Review Archive

‘Diamonds On The Water’ - Oysterband - soak it up, every word, every note

(December 09, 2013)

Deliberate on the mainstays of this country's electric folk, folk rock or folk punk and it’s a certainty that Oysterband - DiamondsOysterband will be up there with the best-of-the-best. Loud, brash, aware, involved, opinionated – all the words I’ve heard describing their music, yet these seem to mellow when set against their new studio album of original songs, ‘Diamonds On The Water’, released on 17 February 2014 on Navigator Records. Oysterband fans are going to soak it up, every word and every note.

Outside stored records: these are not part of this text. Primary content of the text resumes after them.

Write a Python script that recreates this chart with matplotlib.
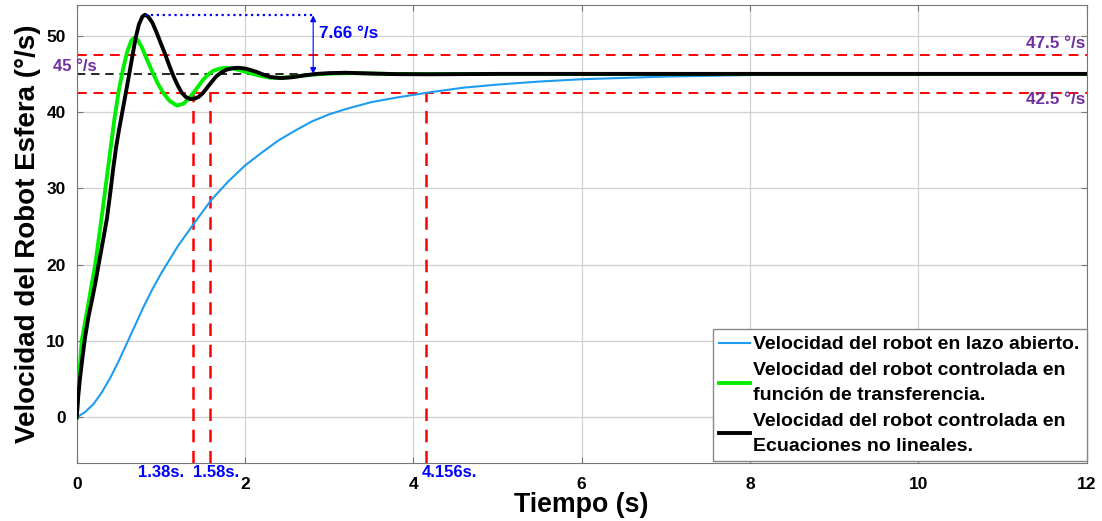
import matplotlib
matplotlib.use("Agg")
import matplotlib.pyplot as plt

plt.rcParams['font.family'] = ['Liberation Sans', 'DejaVu Sans']
plt.rcParams['font.weight'] = 'bold'

# Open-loop response
blue_t = [0, 0.1, 0.2, 0.3, 0.4, 0.5, 0.6, 0.7, 0.8, 0.9, 1.0, 1.2, 1.4, 1.6, 1.8, 2.0, 2.2,
          2.4, 2.6, 2.8, 3.0, 3.2, 3.5, 3.8, 4.2, 4.6, 5.0, 5.5, 6, 7, 8, 9, 10, 11, 12]
blue_v = [0, 0.7, 1.75, 3.3, 5.2, 7.4, 9.8, 12.2, 14.6, 16.8, 18.8, 22.4, 25.5, 28.5, 30.9, 33.0, 34.7,
          36.3, 37.6, 38.8, 39.7, 40.4, 41.3, 41.9, 42.6, 43.2, 43.6, 44.0, 44.3, 44.65, 44.85, 44.93, 44.97, 44.99, 45.0]

# Controlled (transfer function)
green_t = [0, 0.03, 0.06, 0.14, 0.22, 0.3, 0.4, 0.45, 0.5, 0.55, 0.6, 0.65, 0.68, 0.72, 0.77, 0.83,
           0.91, 0.97, 1.03, 1.1, 1.19, 1.27, 1.35, 1.42, 1.5, 1.56, 1.62, 1.7, 1.78, 1.88, 1.98,
           2.06, 2.18, 2.3, 2.45, 2.6, 2.8, 3.0, 3.3, 3.7, 4.2, 5, 12]
green_v = [0, 5.5, 10, 15, 20, 26.5, 35, 39.2, 42.8, 45.6, 47.9, 49.4, 49.7, 49.5, 48.6, 47.0,
           45.0, 43.6, 42.5, 41.5, 40.85, 41.1, 42.0, 43.0, 44.2, 44.9, 45.4, 45.7, 45.8, 45.65, 45.35,
           45.1, 44.75, 44.5, 44.5, 44.65, 44.9, 45.05, 45.1, 45.0, 44.98, 45.0, 45.0]

# Controlled (nonlinear equations)
black_t = [0, 0.02, 0.04, 0.07, 0.1, 0.14, 0.18, 0.22, 0.26, 0.31, 0.36, 0.4, 0.435, 0.47, 0.5,
           0.55, 0.6, 0.65, 0.7, 0.74, 0.78, 0.81, 0.85, 0.9, 0.95, 1.0, 1.05, 1.1, 1.15, 1.2,
           1.25, 1.3, 1.35, 1.4, 1.45, 1.5, 1.55, 1.6, 1.66, 1.72, 1.78, 1.85, 1.92, 2.0, 2.07,
           2.14, 2.22, 2.3, 2.42, 2.55, 2.7, 2.85, 3.0, 3.2, 3.5, 3.8, 4.2, 5, 6, 8, 12]
black_v = [0, 3.0, 5.2, 8.0, 10.5, 13.2, 15.3, 17.5, 20.0, 23.0, 26.1, 29.5, 32.7, 35.5, 37.5,
           40.5, 43.5, 46.6, 49.7, 51.5, 52.5, 52.75, 52.5, 51.7, 50.4, 49.0, 47.6, 46.1, 44.7, 43.5,
           42.5, 41.95, 41.7, 41.75, 42.0, 42.5, 43.2, 43.9, 44.7, 45.2, 45.55, 45.75, 45.8, 45.7, 45.5,
           45.25, 44.9, 44.6, 44.45, 44.55, 44.8, 45.0, 45.1, 45.15, 45.05, 44.97, 44.95, 45.0, 45.0, 45.0, 45.0]

labels = ["Velocidad del robot en lazo abierto.",
          "Velocidad del robot controlada en\nfunción de transferencia.",
          "Velocidad del robot controlada en\nEcuaciones no lineales."]

ref_value = 45
band = [42.5, 47.5]
settle_times = [1.38, 1.58, 4.156]
settle_labels = ["1.38s.", "1.58s.", "4.156s."]
peak_t, peak_v = 0.81, 52.66
overshoot_label = "7.66 °/s"
x_ticks = [0, 2, 4, 6, 8, 10, 12]
y_ticks = [0, 10, 20, 30, 40, 50]

purple = '#7030A0'

fig = plt.figure(figsize=(11.02, 5.21), dpi=100)
ax = fig.add_axes([0.0696, 0.111, 0.9164, 0.879])
ax.set_xlim(0, 12)
ax.set_ylim(-6, 54)
ax.set_xticks(x_ticks)
ax.set_yticks(y_ticks)
ax.grid(True, color='#d0d0d0', lw=0.9)
ax.set_axisbelow(True)
for s in ax.spines.values():
    s.set_color('#777777')
ax.tick_params(direction='in', top=True, right=True, length=4, color='#777777',
               labelsize=12.5, pad=8, labelcolor='black')
ax.tick_params(axis='x', pad=10)

# reference lines
ax.axhline(band[1], color='red', ls=(0, (5, 3.5)), lw=1.4, zorder=2)
ax.axhline(band[0], color='red', ls=(0, (5, 3.5)), lw=1.4, zorder=2)
ax.axhline(ref_value, color='black', ls=(0, (5, 3.5)), lw=1.2, zorder=2)
for t in settle_times:
    ax.plot([t, t], [-6, band[0]], color='red', ls=(0, (5, 3.5)), lw=1.8, zorder=2)

l1, = ax.plot(blue_t, blue_v, color='#1E9CF0', lw=1.5, zorder=3)
l2, = ax.plot(green_t, green_v, color='#00EE00', lw=2.8, zorder=4)
l3, = ax.plot(black_t, black_v, color='black', lw=2.8, zorder=5)

# overshoot annotation
ax.plot([peak_t, 2.81], [peak_v, peak_v], color='blue', ls=':', lw=1.6, zorder=6)
ax.annotate('', xy=(2.81, peak_v), xytext=(2.81, ref_value),
            arrowprops=dict(arrowstyle='<|-|>', color='blue', lw=0.8,
                            mutation_scale=9, shrinkA=0, shrinkB=0), zorder=6)
ax.text(2.88, 50.3, overshoot_label, color='blue', fontsize=12.3, fontweight='bold',
        ha='left', va='center')

# level labels
ax.text(-0.28, 46.0, "45 °/s", color=purple, fontsize=12, fontweight='bold',
        ha='left', va='center', clip_on=False)
ax.text(11.98, 49.0, "47.5 °/s", color=purple, fontsize=12.3, fontweight='bold',
        ha='right', va='center')
ax.text(11.98, 41.6, "42.5 °/s", color=purple, fontsize=12.3, fontweight='bold',
        ha='right', va='center')

# settling time labels
ax.text(1.28, -7.2, settle_labels[0], color='blue', fontsize=12, fontweight='bold',
        ha='right', va='center', clip_on=False)
ax.text(1.385, -7.2, settle_labels[1], color='blue', fontsize=12, fontweight='bold',
        ha='left', va='center', clip_on=False)
ax.text(4.10, -7.2, settle_labels[2], color='blue', fontsize=12, fontweight='bold',
        ha='left', va='center', clip_on=False)

ax.set_xlabel("Tiempo (s)", fontsize=19.3, fontweight='bold', labelpad=0)
ax.set_ylabel("Velocidad del Robot Esfera (°/s)", fontsize=20, fontweight='bold', labelpad=4)

leg = ax.legend([l1, l2, l3], labels, loc='lower right', borderaxespad=0, fontsize=14,
                handlelength=1.6, handletextpad=0.15, labelspacing=0.45, borderpad=0.35,
                fancybox=False, framealpha=1, edgecolor='#888888',
                bbox_to_anchor=(1.0, 0.004))
leg.get_frame().set_linewidth(1.0)
for txt in leg.get_texts():
    txt.set_fontweight('bold')
    txt.set_linespacing(1.6)

fig.savefig('out.png', dpi=100)
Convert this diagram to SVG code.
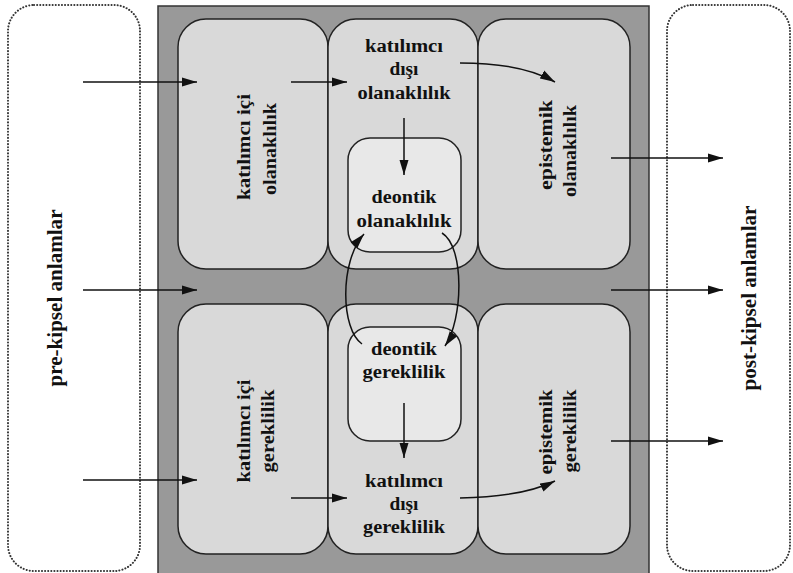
<svg xmlns="http://www.w3.org/2000/svg" width="793" height="573" viewBox="0 0 793 573">
<style>
.t{font-family:"Liberation Serif","Times New Roman",serif;font-weight:bold;font-size:18px;fill:#111;text-anchor:middle}
.big{font-size:20px}
.dot{fill:none;stroke:#333;stroke-width:2;stroke-dasharray:0.1 3;stroke-linecap:round}
.box{fill:#d9d9d9;stroke:#222;stroke-width:1.5}
.inner{fill:#e8e8e8;stroke:#222;stroke-width:1.5}
.c{fill:none;stroke:#111;stroke-width:1.5;marker-end:url(#ah)}
</style>
<defs>
<marker id="ah" markerWidth="15" markerHeight="10" refX="15" refY="5" orient="auto" markerUnits="userSpaceOnUse">
<path d="M0,0.5 L15,5 L0,9.5 z" fill="#111"/>
</marker>
</defs>
<rect width="793" height="573" fill="#fff"/>
<g id="pre">
<rect class="dot" x="8" y="5" width="132" height="566" rx="26"/>
<text class="t big" transform="translate(62,298) rotate(-90)" textLength="177" lengthAdjust="spacingAndGlyphs">pre-kipsel anlamlar</text>
</g>
<g id="post">
<rect class="dot" x="667" y="5" width="123" height="566" rx="26"/>
<text class="t big" transform="translate(756,298) rotate(-90)" textLength="185" lengthAdjust="spacingAndGlyphs">post-kipsel anlamlar</text>
</g>
<g id="frame">
<rect x="158" y="6" width="491" height="572" fill="#999" stroke="#333" stroke-width="1.5"/>
</g>
<g id="kic-olan">
<rect class="box" x="178" y="19" width="150" height="250" rx="28"/>
<text class="t" transform="translate(250,147) rotate(-90)" textLength="106" lengthAdjust="spacingAndGlyphs">katılımcı içi</text>
<text class="t" transform="translate(276,149) rotate(-90)" textLength="92" lengthAdjust="spacingAndGlyphs">olanaklılık</text>
</g>
<g id="kdis-olan">
<rect class="box" x="328" y="19" width="150" height="250" rx="28"/>
<text class="t" x="404" y="52" textLength="78" lengthAdjust="spacingAndGlyphs">katılımcı</text>
<text class="t" x="404" y="75" textLength="29" lengthAdjust="spacingAndGlyphs">dışı</text>
<text class="t" x="404" y="99" textLength="93" lengthAdjust="spacingAndGlyphs">olanaklılık</text>
</g>
<g id="epi-olan">
<rect class="box" x="478" y="19" width="152" height="250" rx="28"/>
<text class="t" transform="translate(552,145) rotate(-90)" textLength="90" lengthAdjust="spacingAndGlyphs">epistemik</text>
<text class="t" transform="translate(576,151) rotate(-90)" textLength="92" lengthAdjust="spacingAndGlyphs">olanaklılık</text>
</g>
<g id="deo-olan">
<rect class="inner" x="348" y="138" width="113" height="114" rx="22"/>
<text class="t" x="404" y="203" textLength="65" lengthAdjust="spacingAndGlyphs">deontik</text>
<text class="t" x="404" y="227" textLength="95" lengthAdjust="spacingAndGlyphs">olanaklılık</text>
</g>
<g id="kic-ger">
<rect class="box" x="178" y="304" width="150" height="250" rx="28"/>
<text class="t" transform="translate(250,431) rotate(-90)" textLength="103" lengthAdjust="spacingAndGlyphs">katılımcı içi</text>
<text class="t" transform="translate(274,431) rotate(-90)" textLength="83" lengthAdjust="spacingAndGlyphs">gereklilik</text>
</g>
<g id="kdis-ger">
<rect class="box" x="328" y="304" width="150" height="250" rx="28"/>
<text class="t" x="404" y="487" textLength="78" lengthAdjust="spacingAndGlyphs">katılımcı</text>
<text class="t" x="404" y="510" textLength="29" lengthAdjust="spacingAndGlyphs">dışı</text>
<text class="t" x="404" y="533" textLength="82" lengthAdjust="spacingAndGlyphs">gereklilik</text>
</g>
<g id="epi-ger">
<rect class="box" x="478" y="304" width="152" height="250" rx="28"/>
<text class="t" transform="translate(552,432) rotate(-90)" textLength="85" lengthAdjust="spacingAndGlyphs">epistemik</text>
<text class="t" transform="translate(576,431) rotate(-90)" textLength="83" lengthAdjust="spacingAndGlyphs">gereklilik</text>
</g>
<g id="deo-ger">
<rect class="inner" x="348" y="327" width="113" height="114" rx="22"/>
<text class="t" x="404" y="355" textLength="66" lengthAdjust="spacingAndGlyphs">deontik</text>
<text class="t" x="404" y="378" textLength="83" lengthAdjust="spacingAndGlyphs">gereklilik</text>
</g>
<g id="connectors">
<path class="c" d="M83,82 H197"/>
<path class="c" d="M291,82 H347"/>
<path class="c" d="M460,63 Q522,63 555,82"/>
<path class="c" d="M611,158 H723"/>
<path class="c" d="M404,118 V175"/>
<path class="c" d="M83,290 H197"/>
<path class="c" d="M611,290 H723"/>
<path class="c" d="M362,344 C341,330 339,262 364,234"/>
<path class="c" d="M442,233 C465,247 463,320 445,346"/>
<path class="c" d="M404,403 V458"/>
<path class="c" d="M83,480 H197"/>
<path class="c" d="M291,498 H347"/>
<path class="c" d="M460,498 Q522,497 555,481"/>
<path class="c" d="M611,441 H723"/>
</g>
</svg>
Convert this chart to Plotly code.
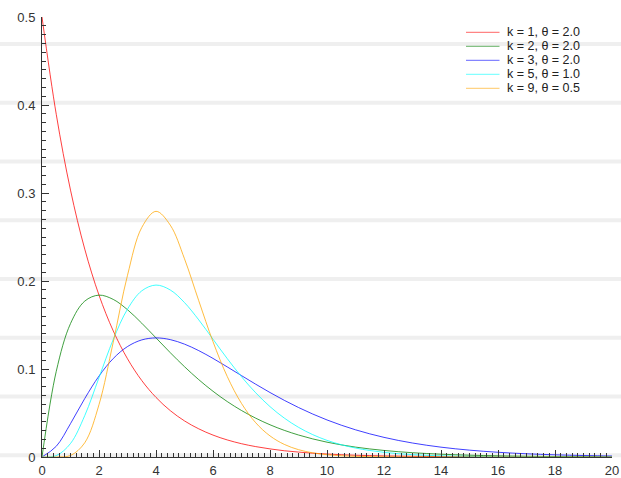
import plotly.graph_objects as go

# x positions (step 0.5 from 0 to 20)
x_vals = [i * 0.5 for i in range(41)]

# k = 1, theta = 2.0
s_k1 = [0.5, 0.3894, 0.3033, 0.2362, 0.1839, 0.1433, 0.1116, 0.0869, 0.0677, 0.0527,
        0.0410, 0.0320, 0.0249, 0.0194, 0.0151, 0.0118, 0.0092, 0.0071, 0.0056, 0.0043,
        0.0034, 0.0026, 0.0020, 0.0016, 0.0012, 0.0010, 0.0008, 0.0006, 0.0005, 0.0004,
        0.0003, 0.0002, 0.0002, 0.0001, 0.0001, 0.0001, 0.0001, 0.0000, 0.0000, 0.0000, 0.0000]
# k = 2, theta = 2.0
s_k2 = [0.0, 0.09735, 0.15163, 0.17714, 0.18394, 0.17907, 0.16735, 0.15205, 0.13534, 0.11857,
        0.10261, 0.08790, 0.07468, 0.06301, 0.05284, 0.04410, 0.03663, 0.03031, 0.02500, 0.02055,
        0.01684, 0.01378, 0.01124, 0.00915, 0.00744, 0.00603, 0.00488, 0.00395, 0.00319, 0.00257,
        0.00207, 0.00167, 0.00134, 0.00108, 0.00086, 0.00069, 0.00055, 0.00044, 0.00036, 0.00028, 0.00023]
# k = 3, theta = 2.0
s_k3 = [0.0, 0.01217, 0.03791, 0.06643, 0.09197, 0.11192, 0.12551, 0.13305, 0.13534, 0.13340,
        0.12826, 0.12086, 0.11202, 0.10239, 0.09248, 0.08268, 0.07326, 0.06441, 0.05624, 0.04880,
        0.04211, 0.03616, 0.03091, 0.02631, 0.02231, 0.01885, 0.01588, 0.01334, 0.01117, 0.00933,
        0.00778, 0.00647, 0.00536, 0.00444, 0.00367, 0.00302, 0.00249, 0.00206, 0.00169, 0.00139, 0.00114]
# k = 5, theta = 1.0
s_k5 = [0.0, 0.00158, 0.01533, 0.04707, 0.09022, 0.13360, 0.16803, 0.18881, 0.19537, 0.18981,
        0.17547, 0.15583, 0.13387, 0.11179, 0.09123, 0.07292, 0.05725, 0.04425, 0.03374, 0.02540,
        0.01892, 0.01395, 0.01019, 0.00738, 0.00531, 0.00379, 0.00269, 0.00190, 0.00133, 0.00093,
        0.00065, 0.00045, 0.00031, 0.00021, 0.00014, 0.00010, 0.00007, 0.00005, 0.00003, 0.00002, 0.00001]
# k = 9, theta = 0.5
s_k9 = [0.0, 0.00002, 0.00172, 0.01620, 0.05954, 0.13056, 0.20652, 0.26076, 0.27917, 0.26351,
        0.22520, 0.17759, 0.13105, 0.09146, 0.06087, 0.03889, 0.02398, 0.01433, 0.00833, 0.00472,
        0.00262, 0.00142, 0.00076, 0.00040, 0.00021, 0.00011, 0.00005, 0.00003, 0.00001, 0.00001,
        0.0, 0.0, 0.0, 0.0, 0.0, 0.0, 0.0, 0.0, 0.0, 0.0, 0.0]

series_names = ["k = 1, θ = 2.0", "k = 2, θ = 2.0", "k = 3, θ = 2.0", "k = 5, θ = 1.0", "k = 9, θ = 0.5"]
series_values = [s_k1, s_k2, s_k3, s_k5, s_k9]
series_colors = ["#ff0000", "#008000", "#0000ff", "#00ffff", "#ffa500"]

x_ticks = list(range(0, 21, 2))
y_ticks = [0, 0.1, 0.2, 0.3, 0.4, 0.5]

W, H = 621, 478
ML, MR, MT, MB = 42, 9, 17, 21
PW, PH = W - ML - MR, H - MT - MB

def px_x(p):
    return (p - ML) / PW

def px_y(p):
    return (H - MB - p) / PH

fig = go.Figure()
for name, vals, col in zip(series_names, series_values, series_colors):
    fig.add_trace(go.Scatter(x=x_vals, y=vals, mode="lines", name=name,
                             line=dict(color=col, width=1, shape="spline"),
                             opacity=0.75, showlegend=False, hoverinfo="skip"))

shapes = []
# background horizontal bands
for k in range(8):
    yp = px_y(455.3 - 58.76 * k)
    shapes.append(dict(type="line", xref="paper", yref="paper", x0=px_x(0), x1=px_x(W),
                       y0=yp, y1=yp, line=dict(color="#efefef", width=4), layer="below"))

annotations = []
for i, (name, col) in enumerate(zip(series_names, series_colors)):
    yp = px_y(32.3 + 14 * i)
    shapes.append(dict(type="line", xref="paper", yref="paper", x0=px_x(466), x1=px_x(499.5),
                       y0=yp, y1=yp, line=dict(color=col, width=1), opacity=0.6))
    annotations.append(dict(text=name, xref="paper", yref="paper", x=px_x(505), y=yp,
                            xanchor="left", yanchor="middle", showarrow=False,
                            font=dict(size=12.5, color="#222")))

axis_common = dict(showgrid=False, zeroline=False, showline=True, linecolor="#333",
                   linewidth=1, ticks="inside", ticklen=7, tickcolor="#333", tickwidth=1,
                   tickfont=dict(size=13, color="#333"), automargin=False)
fig.update_layout(
    width=W, height=H, margin=dict(l=ML, r=MR, t=MT, b=MB, autoexpand=False),
    paper_bgcolor="white", plot_bgcolor="rgba(0,0,0,0)",
    font=dict(family="Liberation Sans, Arial, sans-serif"),
    shapes=shapes, annotations=annotations,
    xaxis=dict(range=[0, 20], tickvals=x_ticks, ticktext=[str(v) for v in x_ticks],
               minor=dict(dtick=0.2, ticks="inside", ticklen=4, tickcolor="#333"),
               ticklabelstandoff=1, **axis_common),
    yaxis=dict(range=[0, 0.5], tickvals=y_ticks, ticktext=["0", "0.1", "0.2", "0.3", "0.4", "0.5"],
               minor=dict(dtick=0.01, ticks="inside", ticklen=4, tickcolor="#333"),
               ticklabelstandoff=3, **axis_common),
)
fig.write_html("out.html", config={"displayModeBar": False, "staticPlot": True},
               post_script="document.body.style.margin='0';document.body.style.padding='0';"
                           "document.body.style.overflow='hidden';")
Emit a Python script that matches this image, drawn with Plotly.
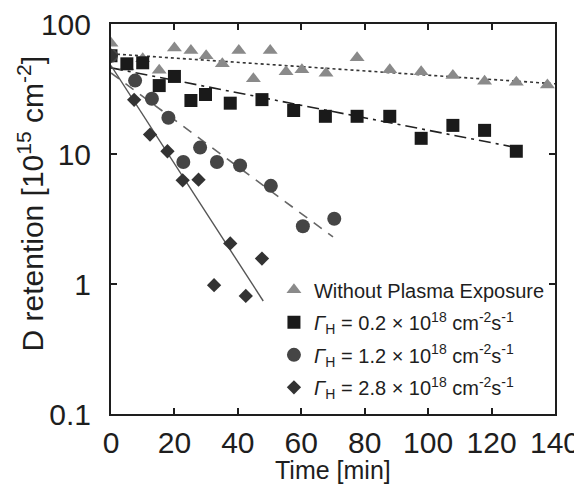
import plotly.graph_objects as go

# ---- data ----
tri_x = [0, 5.0, 10.0, 15.2, 20.0, 25.2, 30.0, 35.1, 40.3, 44.9, 50.2, 55.2, 60.2, 67.8, 77.6, 87.9, 97.8, 107.8, 117.8, 127.8, 137.6]
tri_y = [71, 47, 54, 44, 65.5, 62.5, 57, 49.4, 62.5, 37.9, 62.5, 43, 44.4, 41.8, 55, 44.4, 43, 40.2, 36.3, 35.7, 34]

sq_x = [0, 5.0, 10.0, 15.2, 20.0, 25.2, 29.8, 37.6, 47.6, 57.6, 67.6, 77.6, 87.9, 97.8, 107.8, 117.8, 127.8]
sq_y = [57, 49.4, 50.3, 33.6, 39.5, 25.8, 28.7, 24.6, 26.2, 21.6, 19.5, 19.5, 19.5, 13.2, 16.6, 15.2, 10.5]

ci_x = [0, 7.6, 12.9, 18.1, 22.8, 28.1, 33.4, 40.7, 50.4, 60.5, 70.4]
ci_y = [57, 36.7, 26.6, 19.0, 8.67, 11.2, 8.67, 8.17, 5.69, 2.78, 3.18]

di_x = [0, 7.3, 12.3, 17.8, 22.6, 27.6, 32.5, 37.6, 42.5, 47.6]
di_y = [57, 26.1, 14.1, 10.5, 6.27, 6.35, 0.98, 2.05, 0.81, 1.57]

# fitted lines (end points)
tri_fit_x = [0, 140]
tri_fit_y = [59, 34.7]
sq_fit_x = [0, 127]
sq_fit_y = [46, 11.3]
ci_fit_x = [0, 70]
ci_fit_y = [42, 2.3]
di_fit_x = [0, 48]
di_fit_y = [47.9, 0.74]

x_ticks = [0, 20, 40, 60, 80, 100, 120, 140]
y_ticks = [0.1, 1, 10, 100]
y_tick_text = ["0.1", "1", "10", "100"]

labels = [
    "Without Plasma Exposure",
    "<i>Γ</i><sub>H</sub> = 0.2 × 10<sup>18</sup> cm<sup>-2</sup>s<sup>-1</sup>",
    "<i>Γ</i><sub>H</sub> = 1.2 × 10<sup>18</sup> cm<sup>-2</sup>s<sup>-1</sup>",
    "<i>Γ</i><sub>H</sub> = 2.8 × 10<sup>18</sup> cm<sup>-2</sup>s<sup>-1</sup>",
]
y_title = "D retention [10<sup>15</sup> cm<sup>-2</sup>]"
x_title = "Time [min]"

FONT = "Liberation Sans, Arial, sans-serif"
INK = "#1e1e1e"

fig = go.Figure()

# fit lines
fig.add_trace(go.Scatter(x=tri_fit_x, y=tri_fit_y, mode="lines", showlegend=False,
                         line=dict(color="#333333", width=1.6, dash="3px,3px")))
fig.add_trace(go.Scatter(x=sq_fit_x, y=sq_fit_y, mode="lines", showlegend=False,
                         line=dict(color="#222222", width=1.6, dash="12px,5px,3px,5px")))
fig.add_trace(go.Scatter(x=ci_fit_x, y=ci_fit_y, mode="lines", showlegend=False,
                         line=dict(color="#666666", width=1.6, dash="10px,8px")))
fig.add_trace(go.Scatter(x=di_fit_x, y=di_fit_y, mode="lines", showlegend=False,
                         line=dict(color="#555555", width=1.4)))

# data markers
fig.add_trace(go.Scatter(x=tri_x, y=tri_y, mode="markers", name=labels[0], legendgroup="a",
                         marker=dict(symbol="triangle-up", size=13, color="#8a8a8a")))
fig.add_trace(go.Scatter(x=sq_x, y=sq_y, mode="markers", name=labels[1], legendgroup="b",
                         marker=dict(symbol="square", size=13, color="#1a1a1a")))
fig.add_trace(go.Scatter(x=ci_x, y=ci_y, mode="markers", name=labels[2], legendgroup="c",
                         marker=dict(symbol="circle", size=14, color="#454545")))
fig.add_trace(go.Scatter(x=di_x, y=di_y, mode="markers", name=labels[3], legendgroup="d",
                         marker=dict(symbol="diamond", size=11, color="#333333")))

axis_common = dict(showline=True, linecolor=INK, linewidth=2, mirror="ticks",
                   ticks="inside", ticklen=6, tickwidth=1.5, tickcolor=INK,
                   showgrid=False, zeroline=False, ticklabeloverflow="allow",
                   tickfont=dict(family=FONT, size=30, color=INK))

fig.update_xaxes(range=[0, 140], tickvals=x_ticks, ticklabelstandoff=1,
                 **axis_common)
fig.update_yaxes(type="log", range=[-1, 2], tickvals=y_ticks, ticktext=y_tick_text,
                 ticklabelstandoff=12,
                 **axis_common)

fig.add_annotation(text=y_title, xref="paper", yref="paper", x=-0.18, y=0.54,
                   xanchor="center", yanchor="middle", textangle=-90, showarrow=False,
                   font=dict(family=FONT, size=30, color=INK))
fig.add_annotation(text=x_title, xref="paper", yref="paper", x=0.5, y=-0.143,
                   xanchor="center", yanchor="middle", showarrow=False,
                   font=dict(family=FONT, size=25, color=INK))

fig.update_layout(
    width=582, height=486,
    margin=dict(l=103, r=35, t=15.5, b=80, autoexpand=False),
    paper_bgcolor="white", plot_bgcolor="white",
    font=dict(family=FONT, color=INK),
    legend=dict(x=0.367, y=0.017, xanchor="left", yanchor="bottom",
                bgcolor="rgba(0,0,0,0)", borderwidth=0,
                font=dict(family=FONT, size=20, color=INK),
                itemwidth=30, tracegroupgap=3.5),
)

fig.write_html("out.html")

There's evidence of a slightly more mellifluous, melodious touch to these songs, some of the angry angst may have toned down a mite, the political seething given way to more personal reflection – whatever the changes, what’s ‘new’ remains characteristically Oysterband. The pedigree is there, perhaps only the depth and ripeness have increased - ‘Diamonds On The Water’ will become a classic Oysters album.

As the lead track ‘A Clown’s Heart’ sets off, immediately you’re on familiar ground - hook rich, inspiring melody, concentrated chorus and eminently identifiable lead vocal. This song appears more than a touch autobiographical even if it’s unintentional – it brought that feeling to me anyway. There’s a strong sense of reflection that runs through this album, it revisits through ‘Spirit of Dust’ - highly melodic, great harmonies and overflowing with pure emotion, and within the title track, ‘Diamonds on the Water’ enriched with its brass accents.

There’s a familiar drive and proclamation in ‘A River Runs’ (incidentally co-written by Ray Cooper as his last musical contribution to the band) the same momentum persists through the faintly ominous ‘Palace Of Memory’ and the emotion and sincerity of ‘Call You Friend’. Then of course there’s the delicious ‘No Ordinary Girl’ – lyrics to evoke, a message that invokes and a melody you’ll only resist if you’re dead.

Oysterband still holds the stalwarts John Jones (melodeon, lead vocals) Alan Prosser (guitars, viola, vocals) and Ian Telfer (fiddle, concertina, vocals), there’s also Dil Davies (drums) and Al Scott (bass). With occasional contributions either on the album, on tour or both, from Adrian Oxaal, Rowan Godel, Lindsey Oliver, Lee Partis and the brass section of Pete Davison, Eira Owen and Sarah Leeves.